Charts and diagrams as code:

□ □ □ □

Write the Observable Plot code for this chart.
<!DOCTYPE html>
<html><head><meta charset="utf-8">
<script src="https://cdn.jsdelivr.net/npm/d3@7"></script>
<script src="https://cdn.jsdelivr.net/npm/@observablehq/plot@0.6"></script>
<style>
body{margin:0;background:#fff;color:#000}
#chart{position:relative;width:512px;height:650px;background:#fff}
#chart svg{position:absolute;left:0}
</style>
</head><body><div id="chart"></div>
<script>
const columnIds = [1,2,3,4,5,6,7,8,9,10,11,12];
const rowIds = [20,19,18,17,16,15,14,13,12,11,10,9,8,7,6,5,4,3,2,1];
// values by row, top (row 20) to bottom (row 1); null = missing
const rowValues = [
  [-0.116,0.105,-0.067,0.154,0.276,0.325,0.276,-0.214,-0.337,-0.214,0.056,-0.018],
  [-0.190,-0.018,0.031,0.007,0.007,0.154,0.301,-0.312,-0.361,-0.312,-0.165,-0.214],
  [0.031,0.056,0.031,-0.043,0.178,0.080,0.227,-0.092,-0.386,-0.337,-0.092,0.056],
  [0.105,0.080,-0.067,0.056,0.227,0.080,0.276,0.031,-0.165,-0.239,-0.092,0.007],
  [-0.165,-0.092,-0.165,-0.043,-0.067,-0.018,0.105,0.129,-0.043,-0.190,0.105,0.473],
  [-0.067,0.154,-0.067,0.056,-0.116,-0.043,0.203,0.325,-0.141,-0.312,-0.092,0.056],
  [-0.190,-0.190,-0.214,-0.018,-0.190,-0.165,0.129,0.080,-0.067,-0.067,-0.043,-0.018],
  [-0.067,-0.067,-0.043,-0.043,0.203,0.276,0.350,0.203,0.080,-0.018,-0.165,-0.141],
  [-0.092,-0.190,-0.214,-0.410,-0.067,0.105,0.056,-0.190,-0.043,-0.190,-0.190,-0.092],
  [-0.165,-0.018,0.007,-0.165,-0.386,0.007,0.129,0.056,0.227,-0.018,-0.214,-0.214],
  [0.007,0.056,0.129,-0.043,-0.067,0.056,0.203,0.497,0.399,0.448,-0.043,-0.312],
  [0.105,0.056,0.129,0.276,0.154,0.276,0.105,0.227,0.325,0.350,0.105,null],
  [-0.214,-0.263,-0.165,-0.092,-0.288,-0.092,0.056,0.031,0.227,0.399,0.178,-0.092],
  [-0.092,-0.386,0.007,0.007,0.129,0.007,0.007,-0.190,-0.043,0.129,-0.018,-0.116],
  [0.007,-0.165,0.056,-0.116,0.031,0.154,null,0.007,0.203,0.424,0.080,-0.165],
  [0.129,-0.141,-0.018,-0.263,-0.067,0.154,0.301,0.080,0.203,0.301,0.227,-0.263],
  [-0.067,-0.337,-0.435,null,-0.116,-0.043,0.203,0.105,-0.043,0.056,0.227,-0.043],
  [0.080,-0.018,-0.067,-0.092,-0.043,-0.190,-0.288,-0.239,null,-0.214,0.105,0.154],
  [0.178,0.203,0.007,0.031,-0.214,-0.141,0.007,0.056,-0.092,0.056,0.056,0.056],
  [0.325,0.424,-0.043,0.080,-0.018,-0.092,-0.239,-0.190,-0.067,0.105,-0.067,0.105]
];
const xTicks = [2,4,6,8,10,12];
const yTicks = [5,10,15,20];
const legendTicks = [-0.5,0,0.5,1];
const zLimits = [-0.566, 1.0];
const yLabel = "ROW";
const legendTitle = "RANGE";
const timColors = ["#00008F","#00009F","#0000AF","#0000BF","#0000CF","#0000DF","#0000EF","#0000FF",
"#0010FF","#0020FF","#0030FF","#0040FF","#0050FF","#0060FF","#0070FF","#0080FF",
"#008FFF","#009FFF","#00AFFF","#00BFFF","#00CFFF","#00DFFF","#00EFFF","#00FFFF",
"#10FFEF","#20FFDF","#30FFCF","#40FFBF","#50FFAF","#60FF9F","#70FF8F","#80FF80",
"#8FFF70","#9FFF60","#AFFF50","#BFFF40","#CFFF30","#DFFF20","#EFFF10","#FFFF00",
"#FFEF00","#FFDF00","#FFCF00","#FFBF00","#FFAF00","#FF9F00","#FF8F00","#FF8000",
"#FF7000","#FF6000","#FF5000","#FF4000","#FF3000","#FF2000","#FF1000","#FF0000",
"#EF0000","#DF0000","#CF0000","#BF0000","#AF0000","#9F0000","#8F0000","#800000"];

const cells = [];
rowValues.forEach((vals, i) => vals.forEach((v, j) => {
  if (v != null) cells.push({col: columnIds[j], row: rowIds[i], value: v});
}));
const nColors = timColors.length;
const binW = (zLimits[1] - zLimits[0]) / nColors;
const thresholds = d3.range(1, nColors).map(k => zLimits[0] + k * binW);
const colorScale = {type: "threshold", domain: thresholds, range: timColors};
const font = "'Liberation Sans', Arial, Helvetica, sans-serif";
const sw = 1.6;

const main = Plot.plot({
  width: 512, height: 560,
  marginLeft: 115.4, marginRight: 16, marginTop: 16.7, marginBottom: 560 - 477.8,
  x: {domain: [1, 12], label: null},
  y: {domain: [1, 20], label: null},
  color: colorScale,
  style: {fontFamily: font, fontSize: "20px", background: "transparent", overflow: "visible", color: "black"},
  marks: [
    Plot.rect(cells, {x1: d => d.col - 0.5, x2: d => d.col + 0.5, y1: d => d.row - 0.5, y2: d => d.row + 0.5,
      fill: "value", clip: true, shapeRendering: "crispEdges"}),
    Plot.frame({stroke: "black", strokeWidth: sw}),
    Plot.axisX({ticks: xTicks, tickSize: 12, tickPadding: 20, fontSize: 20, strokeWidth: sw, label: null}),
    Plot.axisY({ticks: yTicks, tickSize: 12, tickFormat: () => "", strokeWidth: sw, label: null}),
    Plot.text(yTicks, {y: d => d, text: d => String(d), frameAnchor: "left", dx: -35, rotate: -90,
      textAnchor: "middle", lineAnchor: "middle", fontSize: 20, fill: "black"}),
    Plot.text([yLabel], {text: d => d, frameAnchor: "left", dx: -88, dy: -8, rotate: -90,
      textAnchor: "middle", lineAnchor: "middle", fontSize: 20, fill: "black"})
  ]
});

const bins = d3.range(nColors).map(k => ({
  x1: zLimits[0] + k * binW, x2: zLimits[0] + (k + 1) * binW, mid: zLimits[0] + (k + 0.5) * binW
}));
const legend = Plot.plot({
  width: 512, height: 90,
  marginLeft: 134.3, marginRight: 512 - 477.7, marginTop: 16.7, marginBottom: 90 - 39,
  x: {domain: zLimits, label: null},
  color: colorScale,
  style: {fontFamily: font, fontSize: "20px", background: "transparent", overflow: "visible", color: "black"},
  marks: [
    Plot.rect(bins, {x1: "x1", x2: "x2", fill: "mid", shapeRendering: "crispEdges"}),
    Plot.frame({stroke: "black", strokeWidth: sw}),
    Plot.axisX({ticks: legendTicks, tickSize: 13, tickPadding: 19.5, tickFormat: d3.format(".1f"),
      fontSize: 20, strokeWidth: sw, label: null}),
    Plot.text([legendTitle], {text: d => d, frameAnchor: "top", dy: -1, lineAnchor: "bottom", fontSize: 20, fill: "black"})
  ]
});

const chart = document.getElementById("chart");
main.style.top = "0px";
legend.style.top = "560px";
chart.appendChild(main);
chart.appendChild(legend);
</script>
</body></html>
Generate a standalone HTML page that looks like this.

□ □ □ □

### What to produce
State, as a number only, how many lines in the entries include "this".

### Correct output
2